**Your goal:**
Beginning with the first line, set down every line through the one containing "const fmt = (v: number)", exactly as it appears, but not the pictures.
= = = = = = =
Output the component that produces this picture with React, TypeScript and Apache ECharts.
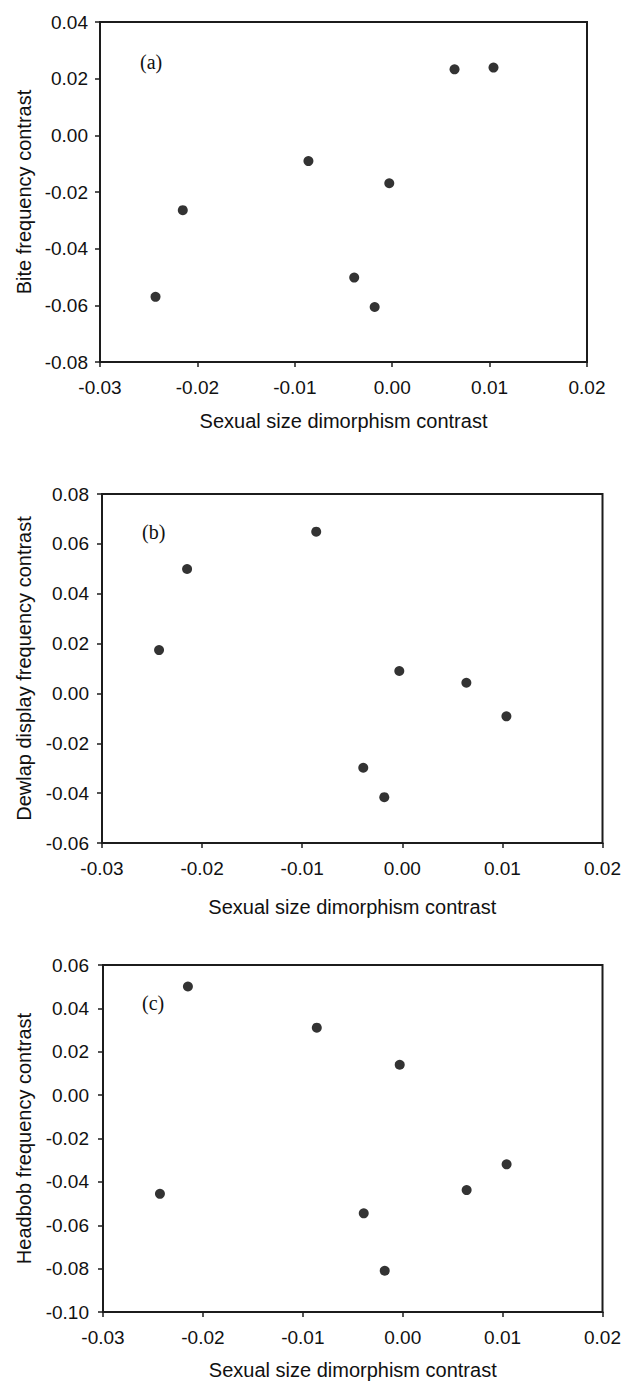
import React, { useEffect, useRef } from "react";
import * as echarts from "echarts";

const ssdContrast = [-0.0243, -0.0215, -0.0086, -0.0039, -0.0018, -0.0003, 0.0064, 0.0104];
const biteContrast = [-0.057, -0.0264, -0.0091, -0.0502, -0.0606, -0.0169, 0.0233, 0.0239];
const dewlapContrast = [0.0174, 0.0499, 0.0649, -0.0298, -0.0416, 0.009, 0.0043, -0.0092];
const headbobContrast = [-0.0455, 0.0501, 0.0311, -0.0545, -0.081, 0.014, -0.0438, -0.0319];

const panelLabels = ["(a)", "(b)", "(c)"];
const yTitles = ["Bite frequency contrast", "Dewlap display frequency contrast", "Headbob frequency contrast"];
const xTitle = "Sexual size dimorphism contrast";
const yRanges = [
  [-0.08, 0.04],
  [-0.06, 0.08],
  [-0.1, 0.06],
];
const xRange = [-0.03, 0.02];

const fmt = (v: number) => (Math.abs(v) < 1e-9 ? "0.00" : v.toFixed(2));

export default function App() {
  const ref = useRef<HTMLDivElement>(null);
  useEffect(() => {
    document.body.style.margin = "0";
    if (!ref.current) return;
    const chart = echarts.init(ref.current, undefined, { renderer: "svg" });
    const ink = "#1c1c1c";
    const sans = "Liberation Sans, Arial, sans-serif";
    const grids = [
      { left: 100, top: 22, width: 487, height: 340 },
      { left: 102, top: 494, width: 502, height: 349 },
      { left: 103, top: 965, width: 500, height: 350 },
    ];
    const xNameGaps = [49, 54, 48];
    const yNameGaps = [66, 68, 69];
    const yLabelMargins = [12, 13, 14];
    const yData = [biteContrast, dewlapContrast, headbobContrast];
    const labelPos = [
      [140, 62],
      [142, 532],
      [142, 1003],
    ];
    const option: any = {
      animation: false,
      backgroundColor: "#ffffff",
      grid: grids.map((g) => ({
        ...g,
        show: true,
        borderColor: ink,
        borderWidth: 2,
        backgroundColor: "transparent",
      })),
      xAxis: grids.map((_, i) => ({
        type: "value",
        gridIndex: i,
        min: xRange[0],
        max: xRange[1],
        interval: 0.01,
        name: xTitle,
        nameLocation: "middle",
        nameGap: xNameGaps[i],
        nameTextStyle: { fontFamily: sans, fontSize: 20, color: "#111" },
        axisLine: { show: true, onZero: false, lineStyle: { color: ink, width: 2 } },
        axisTick: { show: true, inside: false, length: 5, lineStyle: { color: ink, width: 1.5 } },
        axisLabel: { margin: 16, fontFamily: sans, fontSize: 19, color: "#111", formatter: fmt },
        splitLine: { show: false },
      })),
      yAxis: grids.map((_, i) => ({
        type: "value",
        gridIndex: i,
        min: yRanges[i][0],
        max: yRanges[i][1],
        interval: 0.02,
        name: yTitles[i],
        nameLocation: "middle",
        nameRotate: 90,
        nameGap: yNameGaps[i],
        nameTextStyle: { fontFamily: sans, fontSize: 20, color: "#111" },
        axisLine: { show: true, onZero: false, lineStyle: { color: ink, width: 2 } },
        axisTick: { show: true, inside: false, length: 5, lineStyle: { color: ink, width: 1.5 } },
        axisLabel: { margin: yLabelMargins[i], fontFamily: sans, fontSize: 19, color: "#111", formatter: fmt },
        splitLine: { show: false },
      })),
      series: yData.map((ys, i) => ({
        type: "scatter",
        xAxisIndex: i,
        yAxisIndex: i,
        symbol: "circle",
        symbolSize: 10,
        itemStyle: { color: "#000" },
        data: ssdContrast.map((x, k) => [x, ys[k]]),
      })),
      graphic: panelLabels.map((t, i) => ({
        type: "text",
        x: labelPos[i][0],
        y: labelPos[i][1],
        style: {
          text: t,
          fontFamily: "Liberation Serif, Times New Roman, serif",
          fontSize: 20,
          fill: "#111",
          verticalAlign: "middle",
          align: "left",
        },
      })),
    };
    chart.setOption(option);
    return () => chart.dispose();
  }, []);
  return <div ref={ref} style={{ width: 624, height: 1381, overflow: "hidden" }} />;
}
= = = = = = =
**Finished exercise:**
Output the component that produces this picture with React, TypeScript and Apache ECharts.
import React, { useEffect, useRef } from "react";
import * as echarts from "echarts";

const ssdContrast = [-0.0243, -0.0215, -0.0086, -0.0039, -0.0018, -0.0003, 0.0064, 0.0104];
const biteContrast = [-0.057, -0.0264, -0.0091, -0.0502, -0.0606, -0.0169, 0.0233, 0.0239];
const dewlapContrast = [0.0174, 0.0499, 0.0649, -0.0298, -0.0416, 0.009, 0.0043, -0.0092];
const headbobContrast = [-0.0455, 0.0501, 0.0311, -0.0545, -0.081, 0.014, -0.0438, -0.0319];

const panelLabels = ["(a)", "(b)", "(c)"];
const yTitles = ["Bite frequency contrast", "Dewlap display frequency contrast", "Headbob frequency contrast"];
const xTitle = "Sexual size dimorphism contrast";
const yRanges = [
  [-0.08, 0.04],
  [-0.06, 0.08],
  [-0.1, 0.06],
];
const xRange = [-0.03, 0.02];

const fmt = (v: number) => (Math.abs(v) < 1e-9 ? "0.00" : v.toFixed(2));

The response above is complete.